━━ Data for this task

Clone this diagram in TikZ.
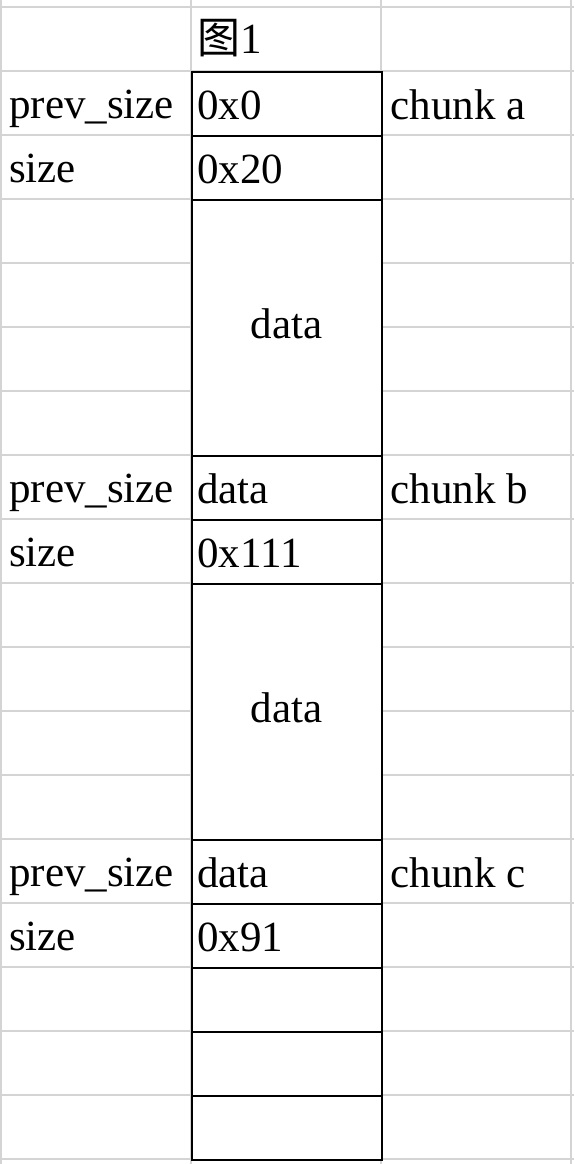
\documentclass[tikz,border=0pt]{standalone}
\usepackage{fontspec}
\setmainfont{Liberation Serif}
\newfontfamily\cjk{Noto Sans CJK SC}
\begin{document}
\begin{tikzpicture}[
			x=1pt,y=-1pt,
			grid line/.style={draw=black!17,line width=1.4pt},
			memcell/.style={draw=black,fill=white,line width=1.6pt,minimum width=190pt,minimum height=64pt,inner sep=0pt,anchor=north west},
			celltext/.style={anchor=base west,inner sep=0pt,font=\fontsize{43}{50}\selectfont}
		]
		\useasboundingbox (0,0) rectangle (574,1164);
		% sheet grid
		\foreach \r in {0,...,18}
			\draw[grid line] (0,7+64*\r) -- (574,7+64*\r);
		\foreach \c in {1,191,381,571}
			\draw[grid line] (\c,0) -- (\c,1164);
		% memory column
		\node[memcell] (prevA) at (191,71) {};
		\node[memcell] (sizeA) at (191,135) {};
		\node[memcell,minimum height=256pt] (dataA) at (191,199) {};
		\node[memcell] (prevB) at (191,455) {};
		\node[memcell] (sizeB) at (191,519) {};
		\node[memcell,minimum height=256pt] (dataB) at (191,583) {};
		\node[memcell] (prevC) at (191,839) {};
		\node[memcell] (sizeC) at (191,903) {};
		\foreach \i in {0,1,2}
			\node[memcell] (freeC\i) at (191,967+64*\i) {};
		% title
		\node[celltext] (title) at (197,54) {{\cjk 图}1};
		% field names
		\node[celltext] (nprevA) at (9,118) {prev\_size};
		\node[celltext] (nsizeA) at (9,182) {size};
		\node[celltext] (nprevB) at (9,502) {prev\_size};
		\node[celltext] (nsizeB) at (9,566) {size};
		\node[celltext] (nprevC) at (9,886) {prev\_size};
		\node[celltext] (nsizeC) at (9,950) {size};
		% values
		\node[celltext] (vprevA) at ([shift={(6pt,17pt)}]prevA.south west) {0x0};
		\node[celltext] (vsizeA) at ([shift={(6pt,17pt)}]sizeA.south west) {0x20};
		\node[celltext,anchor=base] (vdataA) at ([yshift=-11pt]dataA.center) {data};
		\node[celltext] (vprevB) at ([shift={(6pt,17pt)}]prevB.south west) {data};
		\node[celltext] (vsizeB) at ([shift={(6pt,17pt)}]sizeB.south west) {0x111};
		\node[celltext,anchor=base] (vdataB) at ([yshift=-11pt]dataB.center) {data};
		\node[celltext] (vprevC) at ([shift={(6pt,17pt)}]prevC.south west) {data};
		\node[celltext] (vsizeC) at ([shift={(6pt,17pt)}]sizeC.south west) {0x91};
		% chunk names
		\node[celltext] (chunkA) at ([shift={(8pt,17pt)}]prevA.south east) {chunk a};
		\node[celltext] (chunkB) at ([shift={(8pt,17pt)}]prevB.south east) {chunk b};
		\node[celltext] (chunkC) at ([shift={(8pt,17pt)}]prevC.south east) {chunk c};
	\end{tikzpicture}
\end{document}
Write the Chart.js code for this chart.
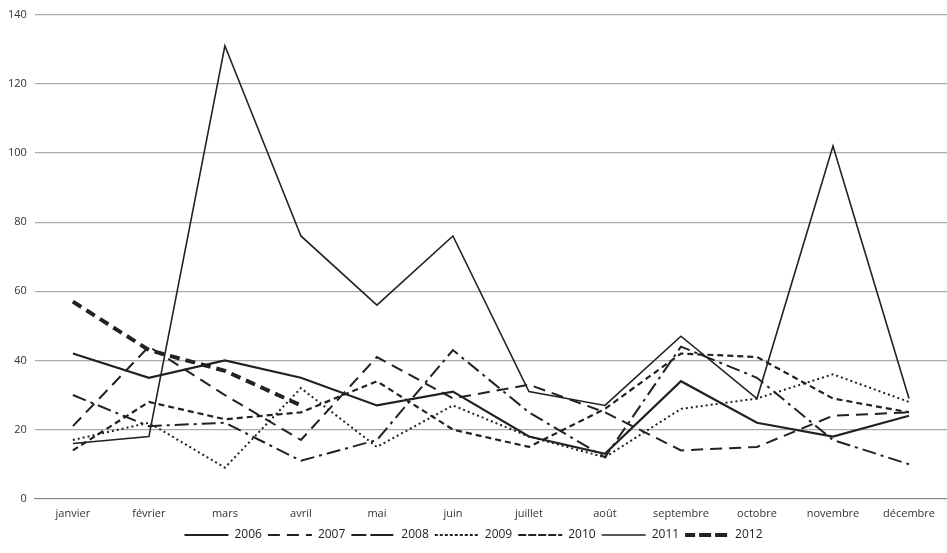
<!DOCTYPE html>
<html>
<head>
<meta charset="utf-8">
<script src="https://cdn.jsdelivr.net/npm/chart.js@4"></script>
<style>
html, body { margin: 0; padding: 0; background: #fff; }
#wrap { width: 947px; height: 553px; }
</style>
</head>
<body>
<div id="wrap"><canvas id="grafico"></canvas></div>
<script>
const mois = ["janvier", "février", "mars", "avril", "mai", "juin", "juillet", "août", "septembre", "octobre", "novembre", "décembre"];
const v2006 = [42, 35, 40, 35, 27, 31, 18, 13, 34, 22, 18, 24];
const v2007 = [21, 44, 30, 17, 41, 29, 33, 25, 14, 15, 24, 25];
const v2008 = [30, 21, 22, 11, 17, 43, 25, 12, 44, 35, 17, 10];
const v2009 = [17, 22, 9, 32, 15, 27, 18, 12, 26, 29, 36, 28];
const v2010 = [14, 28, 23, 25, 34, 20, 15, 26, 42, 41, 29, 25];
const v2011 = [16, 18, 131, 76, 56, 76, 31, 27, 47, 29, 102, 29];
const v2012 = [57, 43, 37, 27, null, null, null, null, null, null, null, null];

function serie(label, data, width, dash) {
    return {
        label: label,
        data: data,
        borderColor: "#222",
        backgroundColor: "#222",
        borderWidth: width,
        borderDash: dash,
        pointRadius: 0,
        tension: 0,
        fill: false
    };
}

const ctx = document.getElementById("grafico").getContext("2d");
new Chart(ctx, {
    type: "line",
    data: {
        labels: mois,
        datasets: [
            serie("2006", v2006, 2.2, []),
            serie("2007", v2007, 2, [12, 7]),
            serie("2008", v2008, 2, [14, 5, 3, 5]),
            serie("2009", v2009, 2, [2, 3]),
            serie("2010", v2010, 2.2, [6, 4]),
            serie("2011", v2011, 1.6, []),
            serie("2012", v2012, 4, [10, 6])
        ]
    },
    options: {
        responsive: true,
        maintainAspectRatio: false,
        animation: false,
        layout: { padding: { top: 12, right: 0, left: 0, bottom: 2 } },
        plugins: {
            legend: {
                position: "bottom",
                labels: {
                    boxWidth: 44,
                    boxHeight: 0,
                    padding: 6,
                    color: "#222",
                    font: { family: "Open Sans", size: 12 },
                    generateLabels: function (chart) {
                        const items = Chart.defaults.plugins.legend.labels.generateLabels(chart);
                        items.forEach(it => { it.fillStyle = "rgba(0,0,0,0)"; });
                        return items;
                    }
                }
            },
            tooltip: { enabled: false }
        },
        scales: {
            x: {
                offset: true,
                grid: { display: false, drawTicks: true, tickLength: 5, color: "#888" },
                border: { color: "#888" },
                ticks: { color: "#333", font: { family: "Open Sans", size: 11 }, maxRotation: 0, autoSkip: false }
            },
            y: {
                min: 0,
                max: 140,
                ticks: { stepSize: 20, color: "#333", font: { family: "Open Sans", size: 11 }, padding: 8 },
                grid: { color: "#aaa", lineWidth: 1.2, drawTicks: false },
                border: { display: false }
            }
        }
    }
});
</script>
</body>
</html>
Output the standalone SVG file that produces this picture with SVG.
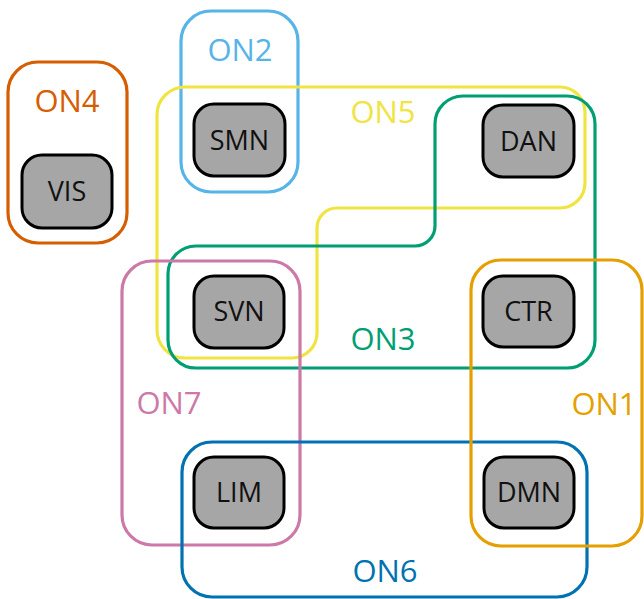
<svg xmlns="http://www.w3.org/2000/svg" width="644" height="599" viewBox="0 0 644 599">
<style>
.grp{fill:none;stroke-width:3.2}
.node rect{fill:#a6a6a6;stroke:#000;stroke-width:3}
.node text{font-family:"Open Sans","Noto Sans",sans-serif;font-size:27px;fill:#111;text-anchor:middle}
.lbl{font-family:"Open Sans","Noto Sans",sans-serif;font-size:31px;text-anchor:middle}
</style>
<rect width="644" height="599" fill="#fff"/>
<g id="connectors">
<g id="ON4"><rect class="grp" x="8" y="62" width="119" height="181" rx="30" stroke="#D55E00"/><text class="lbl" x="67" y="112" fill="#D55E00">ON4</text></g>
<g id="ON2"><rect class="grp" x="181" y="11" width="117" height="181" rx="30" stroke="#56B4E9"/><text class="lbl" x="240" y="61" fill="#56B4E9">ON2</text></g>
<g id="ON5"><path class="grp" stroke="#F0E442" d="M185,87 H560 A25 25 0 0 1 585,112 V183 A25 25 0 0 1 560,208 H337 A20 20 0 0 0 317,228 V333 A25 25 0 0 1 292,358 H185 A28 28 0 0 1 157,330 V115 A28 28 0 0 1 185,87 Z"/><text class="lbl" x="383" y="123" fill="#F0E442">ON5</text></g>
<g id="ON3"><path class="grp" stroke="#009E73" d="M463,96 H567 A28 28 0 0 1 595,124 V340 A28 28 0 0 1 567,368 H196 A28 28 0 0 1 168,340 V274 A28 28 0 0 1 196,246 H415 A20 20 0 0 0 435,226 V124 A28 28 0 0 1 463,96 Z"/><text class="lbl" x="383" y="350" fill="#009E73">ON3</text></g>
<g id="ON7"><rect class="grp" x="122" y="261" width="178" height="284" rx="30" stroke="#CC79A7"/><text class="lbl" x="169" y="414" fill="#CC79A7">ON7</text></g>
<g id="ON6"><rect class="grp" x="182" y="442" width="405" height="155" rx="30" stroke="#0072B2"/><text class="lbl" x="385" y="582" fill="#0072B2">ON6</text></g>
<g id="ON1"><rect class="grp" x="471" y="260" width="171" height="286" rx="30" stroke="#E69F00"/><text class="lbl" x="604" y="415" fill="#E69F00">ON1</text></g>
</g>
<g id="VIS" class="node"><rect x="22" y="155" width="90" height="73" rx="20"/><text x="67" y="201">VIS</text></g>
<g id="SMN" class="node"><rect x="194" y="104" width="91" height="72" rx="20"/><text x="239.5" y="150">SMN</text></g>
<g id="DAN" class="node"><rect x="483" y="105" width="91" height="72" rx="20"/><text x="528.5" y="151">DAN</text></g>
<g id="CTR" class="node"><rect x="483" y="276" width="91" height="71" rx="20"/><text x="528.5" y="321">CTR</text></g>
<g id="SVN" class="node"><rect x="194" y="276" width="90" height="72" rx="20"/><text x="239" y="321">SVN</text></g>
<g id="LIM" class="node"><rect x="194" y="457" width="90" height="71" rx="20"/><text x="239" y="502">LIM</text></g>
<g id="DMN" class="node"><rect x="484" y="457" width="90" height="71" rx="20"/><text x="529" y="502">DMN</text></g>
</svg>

━━━━

- Your goal
Among the lines of the records above, count those holding the string "standalone", and report only the number.

- Correct output
2